Central Bankers Losing Control, Now Bad News Is Actually Bad News.

Among the many themes we might pick for the market turmoil – energy, margin debt retreating, currency gyrations, emerging market disarray – the one that will be the most punishing is when people lose faith in central bankers to control the markets and steer certain outcomes.

As I noted in a recent piece:

However, there’s a new fault line that’s opened up and it’s quite serious. As we’ve noted previously, the immediate reaction to Japan’s negative interest rates was for the share prices of Japanese banks to get crushed (even as the rest of the Nikkei spiked upwards, briefly).

The big banks are increasingly unhappy and the already-wounded Deutsche bank is even angrier:

[article on DB]

Ah. Now we’re getting somewhere. A schism has finally appeared. A fault line that could lead to real change; quite possibly, disruptive change.

This emerging friction is between the big client banks and the central banks. They are no longer on the same page. Self-interest and self-preservation have reared their ugly heads, as they always do when the financial system is placed under stress.

Central bank policies are now crushing the big banks and the little people alike, so now they finally care. The gravy train for big banks is over.


This idea of s schism between the big banks and the central banks is really a very big deal.

I’m not sure where the Bloomberg journalist got this idea, but it’s focusing on a really important theme:

Stock Rout Deepens, Bonds Jump as Faith in Central Banks Falters

Feb 10, 2016

Financial markets are signaling that investors have lost faith in central banks’ ability to support the global economy.
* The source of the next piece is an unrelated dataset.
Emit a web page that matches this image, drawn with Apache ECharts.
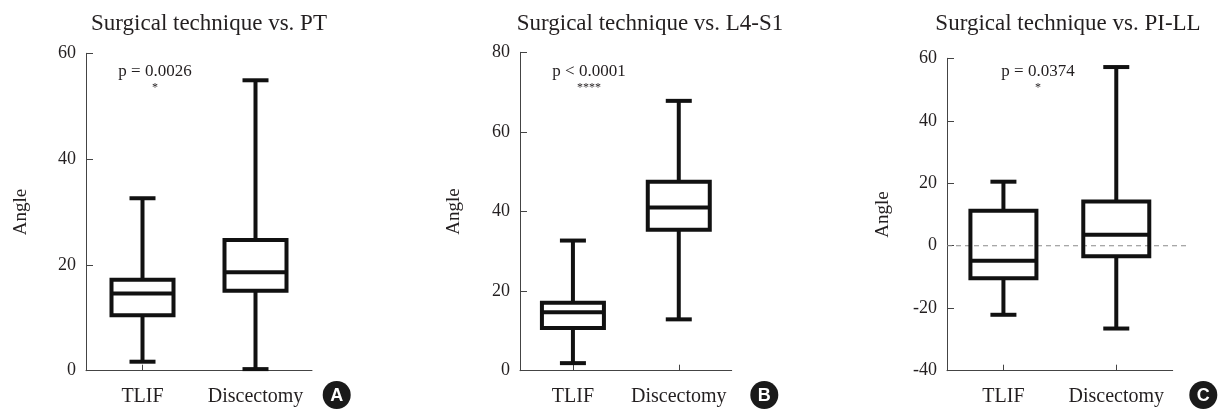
<!DOCTYPE html>
<html>
<head>
<meta charset="utf-8">
<script src="https://cdn.jsdelivr.net/npm/echarts@6/dist/echarts.min.js"></script>
<style>
  html, body { margin: 0; padding: 0; background: #fff; }
  #chart { width: 1222px; height: 412px; }
</style>
</head>
<body>
<div id="chart"></div>
<script>
// categories
var categories = ['TLIF', 'Discectomy']
// [min, Q1, median, Q3, max]
var ptTLIF = [1.7, 10.5, 14.6, 17.2, 32.6]
var ptDisc = [0.3, 15.1, 18.6, 24.7, 54.9]
var l4TLIF = [1.9, 10.7, 14.7, 17.1, 32.7]
var l4Disc = [12.9, 35.4, 41.0, 47.5, 67.8]
var pillTLIF = [-22.1, -10.4, -4.8, 11.2, 20.5]
var pillDisc = [-26.5, -3.4, 3.5, 14.2, 57.2]
// axis ranges
var yRanges = [[0, 60], [0, 80], [-40, 60]]
var titles = ['Surgical technique vs. PT', 'Surgical technique vs. L4-S1', 'Surgical technique vs. PI-LL']
var pTexts = ['p = 0.0026', 'p < 0.0001', 'p = 0.0374']
var stars = ['*', '****', '*']
var letters = ['A', 'B', 'C']

var FONT = 'Liberation Serif'
var TXT = '#231f20'

var myChart = echarts.init(document.getElementById('chart'))

// box + whiskers, narrow caps like the original figure
function boxRender (boxW, capW) {
  return function (params, api) {
    var x = api.value(0)
    var pMin = api.coord([x, api.value(1)])
    var pQ1 = api.coord([x, api.value(2)])
    var pMed = api.coord([x, api.value(3)])
    var pQ3 = api.coord([x, api.value(4)])
    var pMax = api.coord([x, api.value(5)])
    var cx = pMin[0]
    var st = { stroke: '#111', lineWidth: 4, fill: null }
    return {
      type: 'group',
      children: [
        { type: 'line', shape: { x1: cx, y1: pMax[1], x2: cx, y2: pQ3[1] }, style: st },
        { type: 'line', shape: { x1: cx, y1: pQ1[1], x2: cx, y2: pMin[1] }, style: st },
        { type: 'line', shape: { x1: cx - capW / 2, y1: pMax[1], x2: cx + capW / 2, y2: pMax[1] }, style: st },
        { type: 'line', shape: { x1: cx - capW / 2, y1: pMin[1], x2: cx + capW / 2, y2: pMin[1] }, style: st },
        { type: 'rect', shape: { x: cx - boxW / 2, y: pQ3[1], width: boxW, height: pQ1[1] - pQ3[1] }, style: st },
        { type: 'line', shape: { x1: cx - boxW / 2, y1: pMed[1], x2: cx + boxW / 2, y2: pMed[1] }, style: st }
      ]
    }
  }
}

function toRows (a, b) {
  return [[0].concat(a), [1].concat(b)]
}

var grids = [
  { left: 86, top: 53.3, width: 226, height: 317.4 },
  { left: 520, top: 52.3, width: 211.7, height: 318.4 },
  { left: 947, top: 58.3, width: 225.7, height: 312.4 },
  // helper grid for the zero reference line (runs a bit past the x axis)
  { left: 947, top: 58.3, width: 242, height: 312.4 }
]
var nameGaps = [55, 56, 54]
var boxWidths = [62, 62, 66]
var titleCenters = [209, 650, 1068]
var pCenters = [155, 589, 1038]
var letterCenters = [336.7, 764.3, 1203.3]

var xAxes = []
var yAxes = []
for (var i = 0; i < 3; i++) {
  xAxes.push({
    type: 'category',
    gridIndex: i,
    data: categories,
    axisLine: { onZero: false, lineStyle: { color: '#444', width: 1 } },
    axisTick: { show: true, inside: true, length: 6, alignWithLabel: true, lineStyle: { color: '#444' } },
    axisLabel: { interval: 0, fontFamily: FONT, fontSize: 20, color: TXT, margin: 16 },
    splitLine: { show: false }
  })
  yAxes.push({
    type: 'value',
    gridIndex: i,
    min: yRanges[i][0],
    max: yRanges[i][1],
    interval: 20,
    name: 'Angle',
    nameLocation: 'middle',
    nameGap: nameGaps[i],
    nameTextStyle: { fontFamily: FONT, fontSize: 19, color: TXT },
    axisLine: { show: true, lineStyle: { color: '#444', width: 1 } },
    axisTick: { show: true, inside: true, length: 7, lineStyle: { color: '#444' } },
    axisLabel: { fontFamily: FONT, fontSize: 18, color: TXT, margin: 10 },
    splitLine: { show: false }
  })
}
xAxes.push({ type: 'value', gridIndex: 3, min: 0, max: 1, show: false })
yAxes.push({ type: 'value', gridIndex: 3, min: -40, max: 60, show: false })

var boxData = [toRows(ptTLIF, ptDisc), toRows(l4TLIF, l4Disc), toRows(pillTLIF, pillDisc)]
var series = []
for (var j = 0; j < 3; j++) {
  series.push({
    type: 'custom',
    xAxisIndex: j,
    yAxisIndex: j,
    renderItem: boxRender(boxWidths[j], 26),
    encode: { x: 0, y: [1, 2, 3, 4, 5] },
    data: boxData[j],
    z: 3
  })
}
series.push({
  type: 'line',
  xAxisIndex: 3,
  yAxisIndex: 3,
  data: [[0, 0], [1, 0]],
  symbol: 'none',
  silent: true,
  lineStyle: { color: '#8a8a8a', width: 1.2, type: [5, 4] },
  z: 1
})

var titleList = []
var graphics = []
for (var k = 0; k < 3; k++) {
  titleList.push({
    text: titles[k],
    left: titleCenters[k],
    top: 12,
    padding: 0,
    textAlign: 'center',
    textStyle: { fontFamily: FONT, fontSize: 23, fontWeight: 'normal', color: TXT }
  })
  graphics.push({
    type: 'text',
    x: pCenters[k],
    y: 72,
    style: { text: pTexts[k], font: '17px "Liberation Serif"', fill: TXT, align: 'center', verticalAlign: 'middle' }
  })
  graphics.push({
    type: 'text',
    x: pCenters[k],
    y: 88,
    style: { text: stars[k], font: '12px "Liberation Serif"', fill: TXT, align: 'center', verticalAlign: 'middle' }
  })
  graphics.push({
    type: 'circle',
    shape: { cx: letterCenters[k], cy: 395, r: 14 },
    style: { fill: '#1a1a1a' }
  })
  graphics.push({
    type: 'text',
    x: letterCenters[k],
    y: 396,
    style: { text: letters[k], font: 'bold 18px "Liberation Sans"', fill: '#fff', align: 'center', verticalAlign: 'middle' },
    z: 10
  })
}

var option = {
  backgroundColor: '#fff',
  animation: false,
  title: titleList,
  grid: grids,
  xAxis: xAxes,
  yAxis: yAxes,
  series: series,
  graphic: graphics
}
myChart.setOption(option)
</script>
</body>
</html>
U.S. stocks joined a rout that has global equities poised to enter a bear market, as investors ignored Janet Yellen’s signal that the Federal Reserve won’t rush to raise rates in the face of market turmoil. A selloff renewed in risk assets from bank shares to crude oil and emerging-market currencies. Lenders led European stocks toward their lowest since October 2013.
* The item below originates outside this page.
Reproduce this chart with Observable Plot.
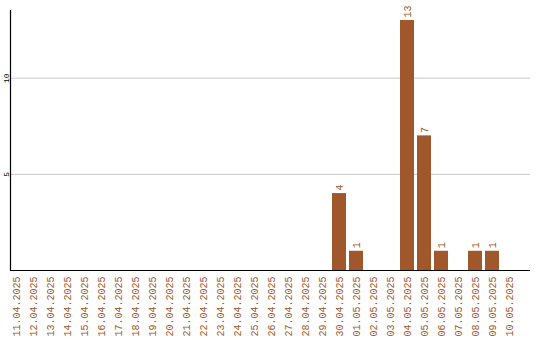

It’s even worse than “investors” (speculators is the correct term) losing faith in the ability of central bankers to support the global economy, they are beginning to lose faith that the central bankers can support the asset markets.

That’s the major sin at the moment.

So – poof! – just like that several years of ‘gains’ in the stock market have been wiped out. And there’s more to come until and unless the central banks intervene and give the junkie another big fix of monetary heroin.
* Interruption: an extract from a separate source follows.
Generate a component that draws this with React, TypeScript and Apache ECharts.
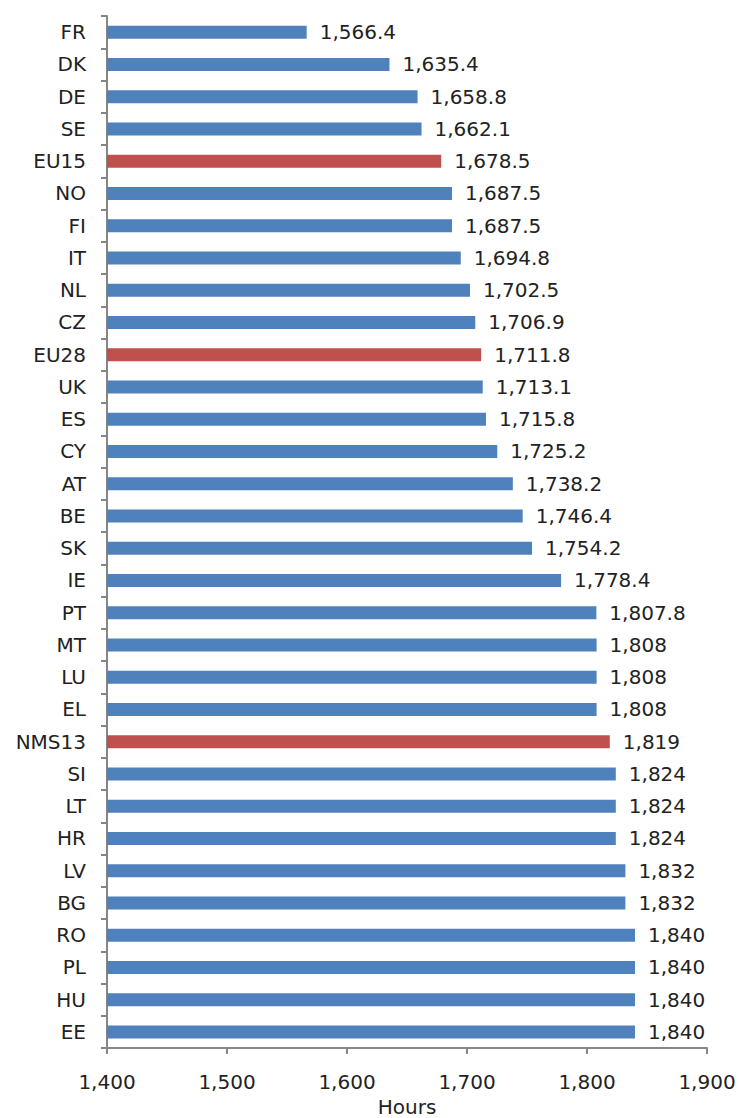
import React, { useEffect, useRef } from "react";
import * as echarts from "echarts";

const categories = ["FR","DK","DE","SE","EU15","NO","FI","IT","NL","CZ","EU28","UK","ES","CY","AT","BE","SK","IE","PT","MT","LU","EL","NMS13","SI","LT","HR","LV","BG","RO","PL","HU","EE"];
const values = [1566.4,1635.4,1658.8,1662.1,1678.5,1687.5,1687.5,1694.8,1702.5,1706.9,1711.8,1713.1,1715.8,1725.2,1738.2,1746.4,1754.2,1778.4,1807.8,1808,1808,1808,1819,1824,1824,1824,1832,1832,1840,1840,1840,1840];
const aggregates = ["EU15","EU28","NMS13"];
const xTicks = [1400, 1500, 1600, 1700, 1800, 1900];

const BLUE = "#4F81BD";
const RED = "#C0504D";
const FONT = "DejaVu Sans";
const TEXT = "#222222";

const fmt = (v: number) => v.toLocaleString("en-US", { maximumFractionDigits: 1 });

export default function App() {
  const ref = useRef<HTMLDivElement>(null);
  useEffect(() => {
    if (!ref.current) return;
    const chart = echarts.init(ref.current, null, { renderer: "svg" });
    chart.setOption({
      animation: false,
      grid: {
        left: 107,
        right: 32,
        top: 16,
        bottom: 70,
        containLabel: false,
        outerBoundsMode: "none",
      },
      xAxis: {
        type: "value",
        min: xTicks[0],
        max: xTicks[xTicks.length - 1],
        interval: 100,
        name: "Hours",
        nameLocation: "middle",
        nameGap: 48,
        nameTextStyle: { fontFamily: FONT, fontSize: 20, color: TEXT },
        axisLine: { show: true, lineStyle: { color: "#868686", width: 2 } },
        axisTick: { show: true, length: 6, lineStyle: { color: "#868686", width: 2 } },
        splitLine: { show: false },
        axisLabel: {
          fontFamily: FONT,
          fontSize: 20,
          color: TEXT,
          margin: 24,
          formatter: (v: number) => fmt(v),
        },
      },
      yAxis: {
        type: "category",
        inverse: true,
        data: categories,
        axisLine: { show: true, lineStyle: { color: "#868686", width: 2 } },
        axisTick: { show: true, length: 6, lineStyle: { color: "#868686", width: 2 } },
        axisLabel: { fontFamily: FONT, fontSize: 20, color: TEXT, margin: 21 },
      },
      series: [
        {
          type: "bar",
          barWidth: 13,
          data: values.map((v, i) => ({
            value: v,
            itemStyle: { color: aggregates.includes(categories[i]) ? RED : BLUE },
          })),
          label: {
            show: true,
            position: "right",
            distance: 13,
            fontFamily: FONT,
            fontSize: 20,
            color: TEXT,
            formatter: (p: any) => fmt(p.value),
          },
        },
      ],
    });
    return () => chart.dispose();
  }, []);
  return (
    <div
      ref={ref}
      style={{ position: "absolute", left: 0, top: 0, width: 739, height: 1118 }}
    />
  );
}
Which will, by the way, only makes things worse over the long haul even as it shores things up for a while.

This next quote from the above article captures the sentiment well I think:

“Over the last few years when we got bad news, equity markets would rally because they would interpret this as potential for central banks to go more dovish,” said Mohit Kumar, head of rates strategy at Credit Agricole SA’s corporate and investment bank unit in London.

“Now that correlation is shifting to bad news is actually bad news. Investors are concerned over central banks’ policy options given the market is driven by factors over which they have little or no control.”

Yes, now bad news is actually bad news. Just like it used to be and arguably should be. This whole fixation on the Fed, et al., cajoling and pumping markets ever higher and “doing whatever it takes” will be more widely recognized as being utter intellectual rubbish that has caused and will continue to cause major economic, monetary and social damage.